The concept of Cultural Maturity is not easy in what it asks of us. For most people, understanding requires surrendering assumptions (often favorite ones). It means stretching sufficiently that one can tolerate the more nuanced and complex world the culturally mature perspective reveals. And it means being open not just to fresh perspective, but thinking in unfamiliar ways.

But, at the same time, there are ways in which Cultural Maturity is a simple concept. In the sense that we can apply it to all sorts of questions across domains of culture, it is a single brushstroke notion. And, while historical and philosophical perspective helps, in the end it doesn’t require extensive intellectual understanding. It is less about particular beliefs, than the about the ability to get our arms around and tolerate a less certain, but ultimate more creative and complete, kind of reality—to hold experience with a more mature fullness. When we are able to do this, Cultural Maturity becomes common sense. The difference is just that this is a sort of common sense that we are only now becoming capable of.

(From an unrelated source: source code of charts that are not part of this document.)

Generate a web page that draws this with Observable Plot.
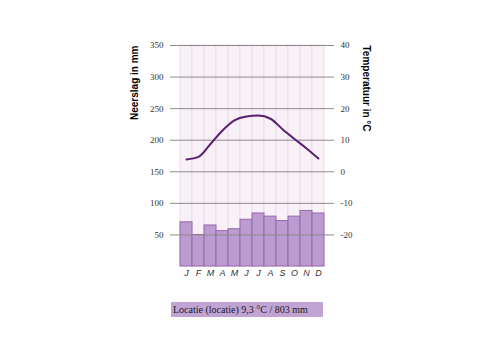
<!DOCTYPE html>
<html>
<head>
<meta charset="utf-8">
<script src="https://cdn.jsdelivr.net/npm/d3@7"></script>
<script src="https://cdn.jsdelivr.net/npm/@observablehq/plot@0.6"></script>
<style>
  html, body { margin: 0; padding: 0; background: #fff; }
  #caption {
    margin-left: 171px; margin-top: 12px; width: 150px; height: 15px;
    background: #c2a4d4; font: 10px "Liberation Serif", serif; color: #1a1a1a;
    line-height: 15px; padding-left: 2px; white-space: nowrap;
  }
</style>
</head>
<body>
<div id="chart"></div>
<div id="caption"></div>
<script>
const months = ["J","F","M","A","M","J","J","A","S","O","N","D"];
const precip = [70, 50, 65, 56, 59, 74, 84, 79, 72, 79, 88, 84];
const temp = [3.9, 4.7, 8.8, 13.1, 16.3, 17.5, 17.8, 16.8, 13.5, 10.4, 7.4, 4.2];
const precipTicks = [50, 100, 150, 200, 250, 300, 350];
const yTop = 350;
const captionText = "Locatie (locatie) 9,3 °C / 803 mm";
const leftTitle = "Neerslag in mm";
const rightTitle = "Temperatuur in °C";

const data = months.map((m, i) => ({i, m, p: precip[i], t: temp[i]}));
const tempToPrecip = t => 5 * t + 150;

const chart = Plot.plot({
  width: 500,
  height: 290,
  marginTop: 45,
  marginBottom: 24,
  marginLeft: 180,
  marginRight: 176,
  style: {background: "transparent"},
  x: {type: "band", domain: d3.range(12), padding: 0, label: null, axis: null},
  y: {domain: [0, yTop], label: null, axis: null},
  marks: [
    Plot.barY(data, {x: "i", y1: 0, y2: yTop, fill: "#f8f1f8", stroke: "#eadcea", strokeWidth: 1}),
    Plot.barY(data, {x: "i", y: "p", fill: "#bc9bd0", stroke: "#9669ae", strokeWidth: 1}),
    Plot.ruleY(precipTicks, {stroke: "#8c8c8c", strokeWidth: 1, insetLeft: -10, insetRight: -10}),
    Plot.line(data, {x: "i", y: d => tempToPrecip(d.t), curve: "monotone-x", stroke: "#5a1e6e", strokeWidth: 2}),
    Plot.axisY(precipTicks, {anchor: "left", tickSize: 0, tickPadding: 17, label: null,
      fontFamily: "Liberation Serif", fontSize: 9, fill: "#333"}),
    Plot.axisY(precipTicks, {anchor: "right", tickSize: 0, tickPadding: 16, label: null,
      tickFormat: v => String((v - 150) / 5),
      fontFamily: "Liberation Serif", fontSize: 9, fill: "#333"}),
    Plot.axisX(d3.range(12), {anchor: "bottom", tickSize: 0, tickPadding: 3, label: null,
      tickFormat: i => months[i], fontFamily: "Liberation Sans", fontStyle: "italic", fontSize: 9, fill: "#333"}),
    Plot.text([leftTitle], {frameAnchor: "top-left", dx: -50, rotate: -90, textAnchor: "end",
      fontWeight: "bold", fontSize: 10, fontFamily: "Liberation Sans", fill: "#000"}),
    Plot.text([rightTitle], {frameAnchor: "top-right", dx: 46, rotate: 90, textAnchor: "start",
      fontWeight: "bold", fontSize: 10, fontFamily: "Liberation Sans", fill: "#000"})
  ]
});
document.getElementById("chart").appendChild(chart);
document.getElementById("caption").textContent = captionText;
</script>
</body>
</html>
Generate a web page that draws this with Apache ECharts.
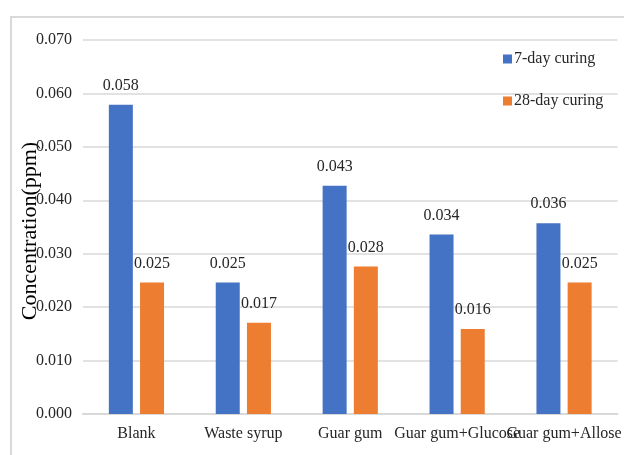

If the concept of Cultural Maturity is accurate, its changes will define our core human task over the next twenty to fifty years. If we don’t make a good start with the “growing up” it describes during that time, we will pay a very high price. In the end, it defines humanities defining task far into the future. And, while it may stretch us to fully grasp, in the end, it defines today’s core task. The most important questions before us require culturally mature perspective not just is we are to effectively answer, but just if we are to understand them in ultimately useful ways.